Storage rules for a file that survives the flood
Documentation has to remain available after the disaster. A file stored only in a home office, phone, or laptop can disappear at the same time the loss happens.
Cloud copy
Store photos, videos, policies, receipts, and inventory files in a cloud account that can be reached from a different device.
Shared access
Give a spouse, trusted family member, or household decision-maker access to the folder in case one person’s phone, password, or email is unavailable.
Portable record
Keep a simple printed page with insurer, policy number, agent, mortgage company, emergency contacts, and the cloud folder location.
Annual refresh
Update the file after renovations, appliance purchases, furniture changes, new electronics, major repairs, or storm-season preparation.
Common proof gaps that slow recovery
The most painful claim delays often come from missing details that seemed minor before the flood.

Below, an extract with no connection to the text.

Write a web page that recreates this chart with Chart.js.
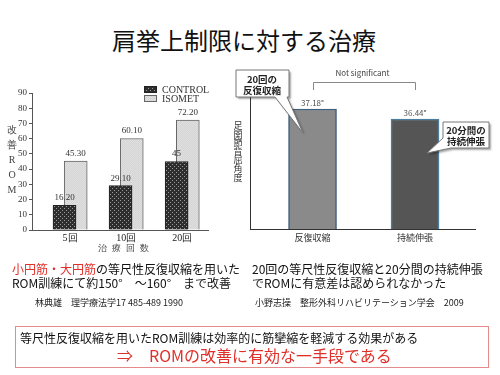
<!DOCTYPE html>
<html>
<head>
<meta charset="utf-8">
<script src="https://cdn.jsdelivr.net/npm/chart.js@4.4.1/dist/chart.umd.min.js"></script>
<style>
  body { margin: 0; width: 500px; height: 375px; background: #fff; position: relative; overflow: hidden;
         font-family: "Noto Sans CJK JP", sans-serif; color: #111; }
  .t { position: absolute; white-space: nowrap; }
  .stack { position: absolute; text-align: center; }
  #leftWrap  { position: absolute; left: 0;     top: 60px; width: 240px; height: 200px; }
  #rightWrap { position: absolute; left: 225px; top: 60px; width: 275px; height: 200px; }
  .red { color: #e0302a; }
</style>
</head>
<body>
<div class="t" style="left:0;width:488px;text-align:center;top:24px;font-size:24px;line-height:32px;">肩挙上制限に対する治療</div>

<div id="leftWrap"><canvas id="leftChart"></canvas></div>
<div id="rightWrap"><canvas id="rightChart"></canvas></div>

<!-- 軸タイトル（縦書き） -->
<div class="stack" style="left:5px;top:122px;width:14px;font:10px/15px 'Liberation Serif',serif;color:#444;">改<br>善<br>R<br>O<br>M</div>
<div class="t" style="left:98px;top:242px;font:9px/12px 'Liberation Serif',serif;letter-spacing:5px;color:#444;">治療回数</div>
<div class="stack" style="left:232px;top:122px;width:12px;font:9px/8.6px 'Noto Sans CJK JP',sans-serif;color:#333;">足<br>関<br>節<br>背<br>屈<br>角<br>度</div>

<!-- 下部テキスト -->
<div class="t" style="left:12px;top:262px;font-size:12px;line-height:14px;">
  <span class="red">小円筋・大円筋</span>の等尺性反復収縮を用いた<br>ROM訓練にて約150°　～160°　まで改善</div>
<div class="t" style="left:252px;top:262px;font-size:12px;line-height:14px;">
  20回の等尺性反復収縮と20分間の持続伸張<br>でROMに有意差は認められなかった</div>
<div class="t" style="left:35px;top:297px;font-size:9px;line-height:12px;color:#222;">林典雄　理学療法学17 485-489 1990</div>
<div class="t" style="left:255px;top:297px;font-size:9px;line-height:12px;color:#222;">小野志操　整形外科リハビリテーション学会　2009</div>

<div style="position:absolute;left:15px;top:326px;width:472px;height:40px;border:1px solid #e48a8a;"></div>
<div class="t" style="left:20px;top:331px;font-size:12px;line-height:14px;">等尺性反復収縮を用いたROM訓練は効率的に筋攣縮を軽減する効果がある</div>
<div class="t red" style="left:117px;top:345px;font-size:16px;line-height:20px;">⇒　ROMの改善に有効な一手段である</div>

<script>
// ---- 左図: 治療回数ごとの改善ROM ----
const categories    = ['5回', '10回', '20回']
const controlValues = [16.2, 29.1, 45]
const isometValues  = [45.3, 60.1, 72.2]
const controlLabels = ['16.20', '29.10', '45']
const isometLabels  = ['45.30', '60.10', '72.20']
const romTicks      = [0, 10, 20, 30, 40, 50, 60, 70, 80, 90]

// ---- 右図: 反復収縮 vs 持続伸張 ----
const stretchCategories = ['反復収縮', '持続伸張']
const stretchValues     = [37.18, 36.44]
const stretchLabels     = ['37.18°', '36.44°']

const SERIF = "'Liberation Serif', serif"
const SANS  = "'Noto Sans CJK JP', sans-serif"

// 網掛けパターン（古い印刷物っぽい質感）
function makePattern(size, draw) {
  const c = document.createElement('canvas')
  c.width = c.height = size
  const g = c.getContext('2d')
  draw(g)
  return g.createPattern(c, 'repeat')
}
const controlFill = makePattern(4, (g) => {
  g.fillStyle = '#2e2e2e'; g.fillRect(0, 0, 4, 4)
  g.fillStyle = '#9a9a9a'; g.fillRect(0, 0, 1, 1); g.fillRect(2, 2, 1, 1)
})
const isometFill = makePattern(2, (g) => {
  g.fillStyle = '#d4d4d4'; g.fillRect(0, 0, 2, 2)
  g.fillStyle = '#e0e0e0'; g.fillRect(0, 0, 1, 1); g.fillRect(1, 1, 1, 1)
})

// 棒の上の数値ラベル＋凡例
const leftDecor = {
  id: 'leftDecor',
  afterDatasetsDraw(chart) {
    const ctx = chart.ctx
    const labelSets = [controlLabels, isometLabels]
    ctx.save()
    ctx.font = `9px ${SERIF}`
    ctx.fillStyle = '#333'
    ctx.textAlign = 'center'
    ctx.textBaseline = 'bottom'
    chart.data.datasets.forEach((ds, di) => {
      chart.getDatasetMeta(di).data.forEach((bar, i) => {
        ctx.fillText(labelSets[di][i], bar.x, bar.y - 3)
      })
    })
    // 凡例
    const items = [[controlFill, '#222', 'CONTROL'], [isometFill, '#666', 'ISOMET']]
    ctx.font = `10px ${SERIF}`
    ctx.textAlign = 'left'
    ctx.textBaseline = 'middle'
    items.forEach(([fill, stroke, text], k) => {
      const y = 26 + k * 9
      ctx.fillStyle = fill
      ctx.fillRect(144, y, 13, 7)
      ctx.strokeStyle = stroke
      ctx.lineWidth = 1
      ctx.strokeRect(144.5, y + 0.5, 12, 6)
      ctx.fillStyle = '#333'
      ctx.fillText(text, 162, y + 4)
    })
    ctx.restore()
  }
}

new Chart(document.getElementById('leftChart'), {
  type: 'bar',
  data: {
    datasets: [
      {
        label: 'CONTROL',
        data: controlValues.map((v, i) => ({ x: i + 1 - 0.1, y: v })),
        backgroundColor: controlFill,
        borderColor: '#222',
        borderWidth: 1,
        barThickness: 23,
        grouped: false
      },
      {
        label: 'ISOMET',
        data: isometValues.map((v, i) => ({ x: i + 1 + 0.1, y: v })),
        backgroundColor: isometFill,
        borderColor: '#666',
        borderWidth: 1,
        barThickness: 23,
        grouped: false
      }
    ]
  },
  options: {
    responsive: true,
    maintainAspectRatio: false,
    animation: false,
    layout: { padding: { top: 33, right: 32, left: 0, bottom: 0 } },
    plugins: { legend: { display: false }, tooltip: { enabled: false } },
    scales: {
      x: {
        type: 'linear',
        offset: false,
        min: 0.32,
        max: 3.46,
        afterBuildTicks: (scale) => { scale.ticks = categories.map((c, i) => ({ value: i + 1 })) },
        afterFit: (scale) => { scale.height = 30 },
        ticks: {
          callback: (value) => categories[Math.round(value) - 1],
          font: { family: SERIF, size: 10 },
          color: '#222',
          padding: 2,
          maxRotation: 0,
          autoSkip: false
        },
        grid: { display: false, drawTicks: false },
        border: { color: '#555', width: 1 }
      },
      y: {
        min: 0,
        max: 90,
        afterBuildTicks: (scale) => { scale.ticks = romTicks.map((v) => ({ value: v })) },
        afterFit: (scale) => { scale.width = 32 },
        ticks: { font: { family: SERIF, size: 9 }, color: '#333', padding: 2 },
        grid: { drawOnChartArea: false, tickLength: 3, color: '#555' },
        border: { color: '#555', width: 1 }
      }
    }
  },
  plugins: [leftDecor]
})

// 吹き出し（影付きの白い箱）
function callout(ctx, points, lines, cx, lineYs) {
  ctx.save()
  ctx.beginPath()
  points.forEach(([x, y], i) => (i ? ctx.lineTo(x, y) : ctx.moveTo(x, y)))
  ctx.closePath()
  ctx.shadowColor = 'rgba(0,0,0,0.35)'
  ctx.shadowOffsetX = 2
  ctx.shadowOffsetY = 2
  ctx.shadowBlur = 2
  ctx.fillStyle = '#fff'
  ctx.fill()
  ctx.shadowColor = 'transparent'
  ctx.strokeStyle = '#777'
  ctx.lineWidth = 1
  ctx.stroke()
  ctx.fillStyle = '#222'
  ctx.font = `bold 9.5px ${SANS}`
  ctx.textAlign = 'center'
  ctx.textBaseline = 'middle'
  lines.forEach((l, i) => ctx.fillText(l, cx, lineYs[i]))
  ctx.restore()
}

const rightDecor = {
  id: 'rightDecor',
  afterDatasetsDraw(chart) {
    const ctx = chart.ctx
    const bars = chart.getDatasetMeta(0).data
    ctx.save()
    ctx.font = `8px ${SANS}`
    ctx.fillStyle = '#555'
    ctx.textAlign = 'center'
    ctx.textBaseline = 'bottom'
    bars.forEach((bar, i) => ctx.fillText(stretchLabels[i], bar.x, bar.y - 2))

    // 有意差なしのブラケット
    const x1 = Math.round(bars[0].x) + 0.5
    const x2 = Math.round(bars[1].x) + 0.5
    ctx.strokeStyle = '#888'
    ctx.lineWidth = 1
    ctx.beginPath()
    ctx.moveTo(x1, 30); ctx.lineTo(x1, 22.5); ctx.lineTo(x2, 22.5); ctx.lineTo(x2, 30)
    ctx.stroke()
    ctx.fillStyle = '#444'
    ctx.textBaseline = 'middle'
    ctx.fillText('Not significant', (x1 + x2) / 2 - 2, 13)
    ctx.restore()

    callout(ctx,
      [[11, 10], [64, 10], [64, 37], [62, 37], [78, 73], [50, 37], [11, 37]],
      ['20回の', '反復収縮'], 37, [19, 30])
    callout(ctx,
      [[218, 62], [264, 62], [264, 88], [226, 88], [202, 93], [218, 78]],
      ['20分間の', '持続伸張'], 241, [70, 81])
  }
}

new Chart(document.getElementById('rightChart'), {
  type: 'bar',
  data: {
    datasets: [{
      data: stretchValues.map((v, i) => ({ x: i + 1, y: v })),
      backgroundColor: ['#8a8a8a', '#555555'],
      borderColor: ['#3d5f80', '#4a7da0'],
      borderWidth: 1.5,
      barThickness: 48
    }]
  },
  options: {
    responsive: true,
    maintainAspectRatio: false,
    animation: false,
    layout: { padding: { top: 32, right: 25, left: 0, bottom: 0 } },
    plugins: { legend: { display: false }, tooltip: { enabled: false } },
    scales: {
      x: {
        type: 'linear',
        offset: false,
        min: 0.39,
        max: 2.585,
        afterBuildTicks: (scale) => { scale.ticks = stretchCategories.map((c, i) => ({ value: i + 1 })) },
        afterFit: (scale) => { scale.height = 31 },
        ticks: {
          callback: (value) => stretchCategories[Math.round(value) - 1],
          font: { family: SANS, size: 9 },
          color: '#333',
          padding: 3,
          maxRotation: 0,
          autoSkip: false
        },
        grid: { display: false, drawTicks: false },
        border: { color: '#333', width: 1 }
      },
      y: {
        min: 28.3,
        max: 38.44,
        afterFit: (scale) => { scale.width = 25 },
        ticks: { display: false },
        grid: { display: false, drawTicks: false },
        border: { color: '#333', width: 1 }
      }
    }
  },
  plugins: [rightDecor]
})
</script>
</body>
</html>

The list below is a quick audit for weak spots.
- ① No pre-flood room videos: After damage, it can be hard to show prior condition, layout, and contents.
- ② No serial numbers: Appliances and electronics can be difficult to identify after water damage or disposal.
- ③ Receipts stored in low drawers: Paper proof can be destroyed by the same water that damages the property.
- ④ Contents mixed with building damage: Separate folders reduce confusion when policy categories, limits, and deductibles differ.
- ⑤ Cleanup started without photos: Emergency cleanup may be necessary, but documentation should happen as early and safely as possible.
- ⑥ Damaged materials thrown away too quickly: Photos, item lists, and small samples can help preserve evidence when cleanup cannot wait.
- ⑦ No conversation log: Claim details can become hard to track when multiple adjusters, contractors, and calls are involved.
- ⑧ No backup outside the home: A perfect file on a flooded laptop is not a useful file.
The practical homeowner takeaway
Flood claim documentation is strongest when it begins before the water. A slow walkthrough video, room photos, serial number close-ups, receipts, policy records, cloud backups, and a simple conversation log can turn a stressful claim into a more organized recovery. The file does not need to be perfect. It needs to be clear, current, backed up, and built before the damage makes proof harder to gather.